Top-end talent is the most limited resource in fantasy football, and the trend indicates that 2021 will be no different.
Moving Forward
It’s important to note that my methodology is not perfect. More robust analyses of positional tier distributions are possible and needed. I arbitrarily told the K-Means Clustering Algorithm to create three clusters instead of a different number in order to “fit” the established RB1, RB2, and RB3 hierarchy that the fantasy industry has standardized. In reality, in any given year, running backs and wide receivers can divide into a totally different amount of natural tiers that fit that year’s point distribution. In 2019 for example, perhaps a true RB tiering system would have Christian McCaffrey in his own RB1 tier, with an astounding 29.3 Fantasy Points Per Game, rather than grouped with the No. 2 back Dalvin Cook with 21.2 points per game and five others.
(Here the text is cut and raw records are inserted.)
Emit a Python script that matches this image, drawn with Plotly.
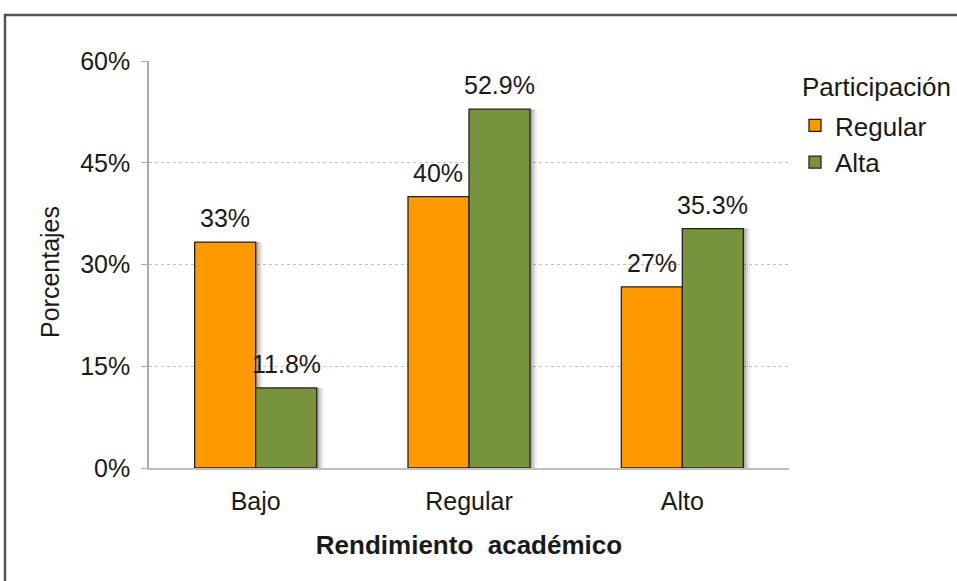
import plotly.graph_objects as go

categories = ["Bajo", "Regular", "Alto"]
regular_vals = [33.3, 40.0, 26.7]
alta_vals = [11.8, 52.9, 35.3]
regular_text = ["33%", "40%", "27%"]
alta_text = ["11.8%", "52.9%", "35.3%"]
y_ticks = [0, 15, 30, 45, 60]
y_ticklabels = ["0%", "15%", "30%", "45%", "60%"]

W = 0.286
FONT = "Liberation Sans, Arial, sans-serif"
TXT = "#1a1a1a"
L, PLOT_W, T, PLOT_H = 149, 640, 61, 407


def px_x(p):
    return (p - L) / PLOT_W


def px_y(p):
    return (T + PLOT_H - p) / PLOT_H


fig = go.Figure()
# soft drop shadows
for vals, off in [(regular_vals, -W), (alta_vals, 0)]:
    for dx, a in [(0.032, 0.07), (0.022, 0.11), (0.012, 0.17)]:
        fig.add_trace(go.Bar(x=categories, y=vals, width=W, offset=off + dx,
                             marker=dict(color=f"rgba(0,0,0,{a})", line=dict(width=0)),
                             showlegend=False, hoverinfo="skip"))
fig.add_trace(go.Bar(name="Regular", x=categories, y=regular_vals, width=W, offset=-W,
                     marker=dict(color="#FF9900", line=dict(color="#222222", width=1.3))))
fig.add_trace(go.Bar(name="Alta", x=categories, y=alta_vals, width=W, offset=0,
                     marker=dict(color="#77933C", line=dict(color="#222222", width=1.3))))

# value labels above bars
shift = W / 2 * PLOT_W / 3
for vals, texts, xs in [(regular_vals, regular_text, -shift), (alta_vals, alta_text, shift)]:
    for c, v, t in zip(categories, vals, texts):
        fig.add_annotation(x=c, y=v, text=t, showarrow=False, xref="x", yref="y",
                           xshift=xs, yshift=24, yanchor="middle",
                           font=dict(size=25, color=TXT, family=FONT))

fig.update_layout(
    width=957, height=581,
    margin=dict(l=L, r=957 - L - PLOT_W, t=T, b=581 - T - PLOT_H, autoexpand=False),
    barmode="overlay",
    plot_bgcolor="white", paper_bgcolor="white",
    font=dict(family=FONT, size=25, color=TXT),
    legend=dict(x=px_x(795), y=px_y(102), xanchor="left", yanchor="top",
                font=dict(size=26), itemwidth=30),
    showlegend=True,
)
fig.add_annotation(text="Participación", xref="paper", yref="paper",
                   x=px_x(800), y=px_y(87), xanchor="left", yanchor="middle",
                   showarrow=False, font=dict(size=26, color=TXT, family=FONT))
fig.add_annotation(text="Porcentajes", xref="paper", yref="paper",
                   x=px_x(50), y=px_y(272), xanchor="center", yanchor="middle",
                   textangle=-90, showarrow=False,
                   font=dict(size=25, color=TXT, family=FONT))

fig.update_xaxes(title=dict(text="<b>Rendimiento  académico</b>", font=dict(size=26), standoff=22),
                 showline=True, linecolor="#BFBFBF", linewidth=1.5, ticks="",
                 tickfont=dict(size=25), ticklabelstandoff=10)
fig.update_yaxes(range=[0, 60], tickvals=y_ticks, ticktext=y_ticklabels,
                 showline=True, linecolor="#AAAAAA", linewidth=1.5,
                 ticks="outside", ticklen=6, tickcolor="#AAAAAA",
                 showgrid=True, gridcolor="#C0C0C0", griddash="dot", gridwidth=1,
                 zeroline=False, tickfont=dict(size=25), ticklabelstandoff=6)

fig.add_shape(type="rect", xref="paper", yref="paper",
              x0=px_x(5), x1=px_x(1100), y0=px_y(700), y1=px_y(15),
              line=dict(color="#555555", width=2.5), layer="below")

fig.write_html("out.html", config={"displayModeBar": False},
               post_script="document.body.style.margin='0';")
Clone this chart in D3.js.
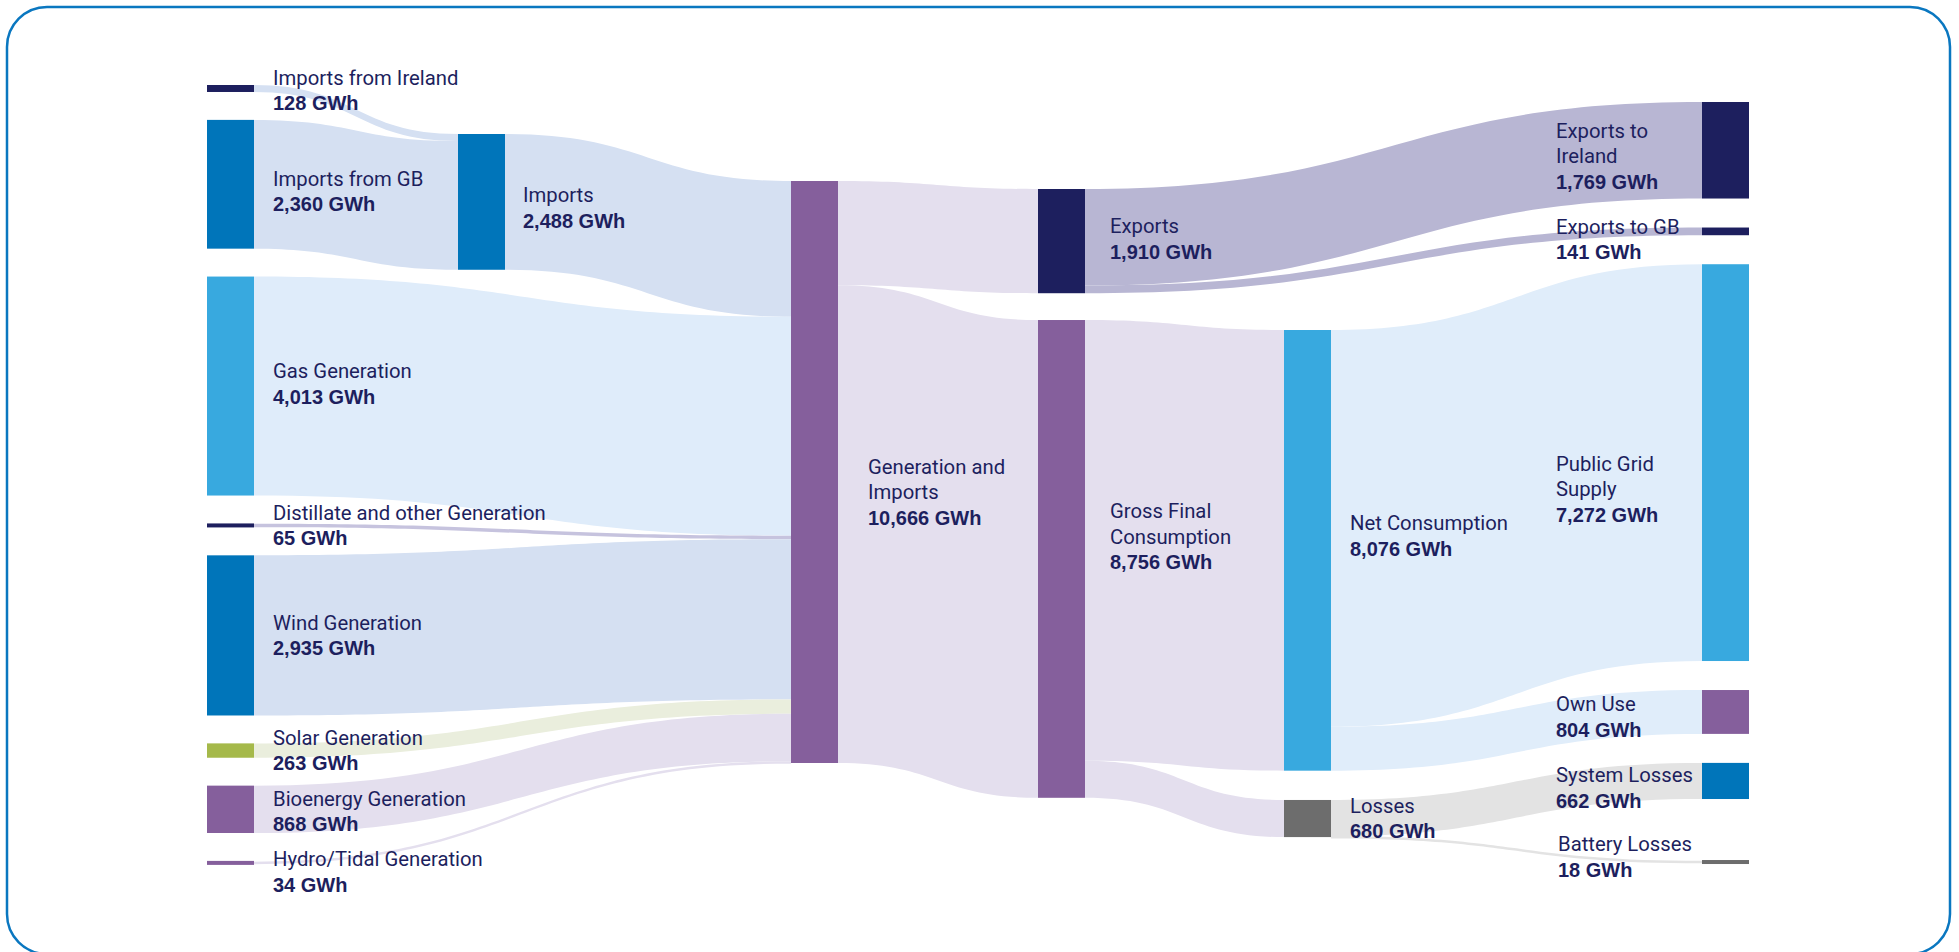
<!DOCTYPE html>
<html>
<head>
<meta charset="utf-8">
<script src="https://cdn.jsdelivr.net/npm/d3@7"></script>
<style>
  html, body { margin: 0; padding: 0; background: #ffffff; }
  svg { display: block; }
  .name { font-family: Roboto, "Liberation Sans", Arial, sans-serif; font-size: 20.3px; fill: #1d1f5e; }
  .val { font-family: "Liberation Sans", Arial, sans-serif; font-size: 20px; font-weight: 700; fill: #1d1f5e; }
</style>
</head>
<body>
<svg id="chart" width="1959" height="952"></svg>
<script>
// ---- Data -----------------------------------------------------------------
const nodeNames = [
  "Imports from Ireland", "Imports from GB", "Gas Generation",
  "Distillate and other Generation", "Wind Generation", "Solar Generation",
  "Bioenergy Generation", "Hydro/Tidal Generation",
  "Imports", "Generation and Imports",
  "Exports", "Gross Final Consumption",
  "Net Consumption", "Losses",
  "Exports to Ireland", "Exports to GB", "Public Grid Supply",
  "Own Use", "System Losses", "Battery Losses"
];
// label text as printed (line breaks where the label wraps)
const nodeLabels = [
  ["Imports from Ireland"], ["Imports from GB"], ["Gas Generation"],
  ["Distillate and other Generation"], ["Wind Generation"], ["Solar Generation"],
  ["Bioenergy Generation"], ["Hydro/Tidal Generation"],
  ["Imports"], ["Generation and", "Imports"],
  ["Exports"], ["Gross Final", "Consumption"],
  ["Net Consumption"], ["Losses"],
  ["Exports to", "Ireland"], ["Exports to GB"], ["Public Grid", "Supply"],
  ["Own Use"], ["System Losses"], ["Battery Losses"]
];
// flow stage of each node
const nodeStage = [0, 0, 0, 0, 0, 0, 0, 0, 1, 2, 3, 3, 4, 4, 5, 5, 5, 5, 5, 5];

// flows in GWh
const linkSource = [0, 1, 8, 2, 3, 4, 5, 6, 7, 9, 9, 10, 10, 11, 11, 12, 12, 13, 13];
const linkTarget = [8, 8, 9, 9, 9, 9, 9, 9, 9, 10, 11, 14, 15, 12, 13, 16, 17, 18, 19];
const linkValue  = [128, 2360, 2488, 4013, 65, 2935, 263, 868, 34, 1910, 8756, 1769, 141, 8076, 680, 7272, 804, 662, 18];

// ---- Styles ---------------------------------------------------------------
const NAVY = "#1d1f5e", BLUE = "#0075ba", SKY = "#38a9df", PURPLE = "#855f9c",
      OLIVE = "#a5b94a", GREY = "#6d6d6d";
const nodeColors = [NAVY, BLUE, SKY, NAVY, BLUE, OLIVE, PURPLE, PURPLE,
  BLUE, PURPLE, NAVY, PURPLE, SKY, GREY, NAVY, NAVY, SKY, PURPLE, BLUE, GREY];
const linkColors = ["#d5e0f2", "#d5e0f2", "#d5e0f2", "#dfecfa", "#c6c3de", "#d5e0f2",
  "#eaeedd", "#e4dfee", "#e4dfee", "#e4dfee", "#e4dfee", "#b8b6d3", "#b8b6d3",
  "#e4dfee", "#e4dfee", "#e0edfa", "#e0edfa", "#e3e3e3", "#e3e3e3"];

// ---- Layout ---------------------------------------------------------------
const stageX    = [207, 458, 791, 1038, 1284, 1702];
const stageTop  = [85, 134, 181, 189, 330, 102];
const stagePad  = [27.9, 0, 0, 26.8, 29.3, 29];
const extraGap  = { "Battery Losses": 32 };
const labelDx   = [19, 18, 30, 25, 19, -146];
const labelNudgeX = { "Battery Losses": 2 };
const labelShift = {
  "Imports from Ireland": 2, "Imports from GB": 7, "Gas Generation": -2,
  "Bioenergy Generation": 2, "Hydro/Tidal Generation": 9, "Imports": 6,
  "Generation and Imports": 20, "Exports": -2, "Gross Final Consumption": -22,
  "Net Consumption": -14.4, "Exports to Ireland": 6, "Exports to GB": 8,
  "Public Grid Supply": 26.5, "Own Use": 5, "System Losses": 7, "Battery Losses": -5
};
const nodeWidth = 47, minNode = 4, minLink = 2.5, lineH = 25.5, capHalf = 7;

const svg = d3.select("#chart");

// nodes and links
const nodes = nodeNames.map((name, i) => ({
  index: i, name, lines: nodeLabels[i], stage: nodeStage[i],
  color: nodeColors[i], out: [], in: []
}));
const links = linkValue.map((v, i) => ({
  source: nodes[linkSource[i]], target: nodes[linkTarget[i]], value: v, color: linkColors[i]
}));
links.forEach(l => { l.source.out.push(l); l.target.in.push(l); });
nodes.forEach(n => {
  n.value = Math.max(d3.sum(n.in, l => l.value), d3.sum(n.out, l => l.value));
});

const y = d3.scaleLinear()
  .domain([0, d3.max(nodes, n => n.value)])
  .range([0, 582]);

const xStage = d3.scaleOrdinal().domain(d3.range(stageX.length)).range(stageX);

// stack nodes in each stage
d3.groups(nodes, n => n.stage).forEach(([stage, group]) => {
  let cy = stageTop[stage];
  group.forEach(n => {
    cy += extraGap[n.name] || 0;
    n.x0 = xStage(stage);
    n.x1 = n.x0 + nodeWidth;
    n.y0 = cy;
    n.y1 = cy + Math.max(y(n.value), minNode);
    cy = n.y1 + stagePad[stage];
  });
});

// link widths and attachment points
links.forEach(l => { l.width = Math.max(y(l.value), minLink); });
nodes.forEach(n => {
  const h = n.y1 - n.y0;
  const outs = n.out.slice().sort((a, b) => a.target.y0 - b.target.y0);
  let sy = n.y0 + Math.max(0, (h - d3.sum(outs, l => l.width)) / 2);
  outs.forEach(l => { l.sy = sy; sy += l.width; });
  const ins = n.in.slice().sort((a, b) => a.source.y0 - b.source.y0);
  let ty = n.y0 + Math.max(0, (h - d3.sum(ins, l => l.width)) / 2);
  ins.forEach(l => { l.ty = ty; ty += l.width; });
});

function band(l) {
  const x0 = l.source.x1, x1 = l.target.x0, xm = (x0 + x1) / 2;
  const p = d3.path();
  p.moveTo(x0, l.sy);
  p.bezierCurveTo(xm, l.sy, xm, l.ty, x1, l.ty);
  p.lineTo(x1, l.ty + l.width);
  p.bezierCurveTo(xm, l.ty + l.width, xm, l.sy + l.width, x0, l.sy + l.width);
  p.closePath();
  return p.toString();
}

// frame
svg.append("rect")
  .attr("x", 7).attr("y", 7).attr("width", 1943).attr("height", 947)
  .attr("rx", 40).attr("ry", 40)
  .attr("fill", "#ffffff").attr("stroke", "#0a77c0").attr("stroke-width", 2.5);

// flows
svg.append("g").selectAll("path")
  .data(links)
  .join("path")
  .attr("d", band)
  .attr("fill", d => d.color);

// node bars
svg.append("g").selectAll("rect")
  .data(nodes)
  .join("rect")
  .attr("x", d => d.x0).attr("y", d => d.y0)
  .attr("width", d => d.x1 - d.x0).attr("height", d => d.y1 - d.y0)
  .attr("fill", d => d.color);

// labels
const fmt = d3.format(",");
const lab = svg.append("g").selectAll("text")
  .data(nodes)
  .join("text")
  .attr("x", d => (d.stage === 5 ? d.x0 : d.x1) + labelDx[d.stage] + (labelNudgeX[d.name] || 0))
  .attr("y", d => {
    const n = d.lines.length + 1;
    const cy = (d.y0 + d.y1) / 2 + (labelShift[d.name] || 0);
    return cy - (n - 1) * lineH / 2 + capHalf;
  });
lab.each(function(d) {
  const t = d3.select(this);
  const x = +t.attr("x");
  d.lines.forEach((line, i) => {
    t.append("tspan").attr("class", "name").attr("x", x).attr("dy", i === 0 ? 0 : lineH).text(line);
  });
  t.append("tspan").attr("class", "val").attr("x", x).attr("dy", lineH).text(fmt(d.value) + " GWh");
});
</script>
</body>
</html>
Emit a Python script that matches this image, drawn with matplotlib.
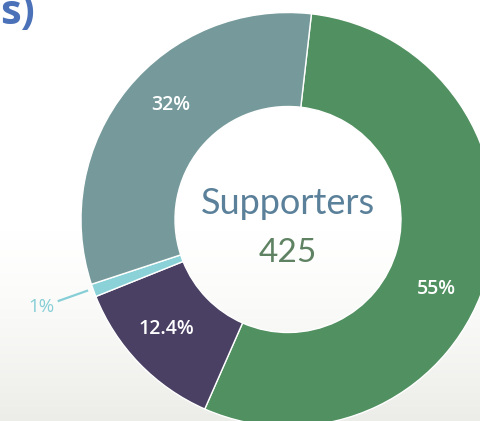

Fantasy Points Per Game is also not necessarily the best metric to use, as it treats point differences linearly. Differences in top-end talent is often more impactful in real fantasy leagues than the differences between the WR25 and the WR35, because the top few players at each position are started in each and every week, and have a proportionally larger impact on whether a team wins or loses than lower ranked players. Other metrics like Best Ball Points Added and Value Over Replacement are potentially more useful metrics for identifying fantasy football tiers, rather than just raw fantasy points.
While clustering on PPR points per game into three tiers is not a perfect system by any means, it’s important we move past the lazy analysis that comes with labelling the top x amount of players at a position as in the same tier. Let’s use the mathematical tools at our disposal in order to improve our understanding of positional value. We can do better.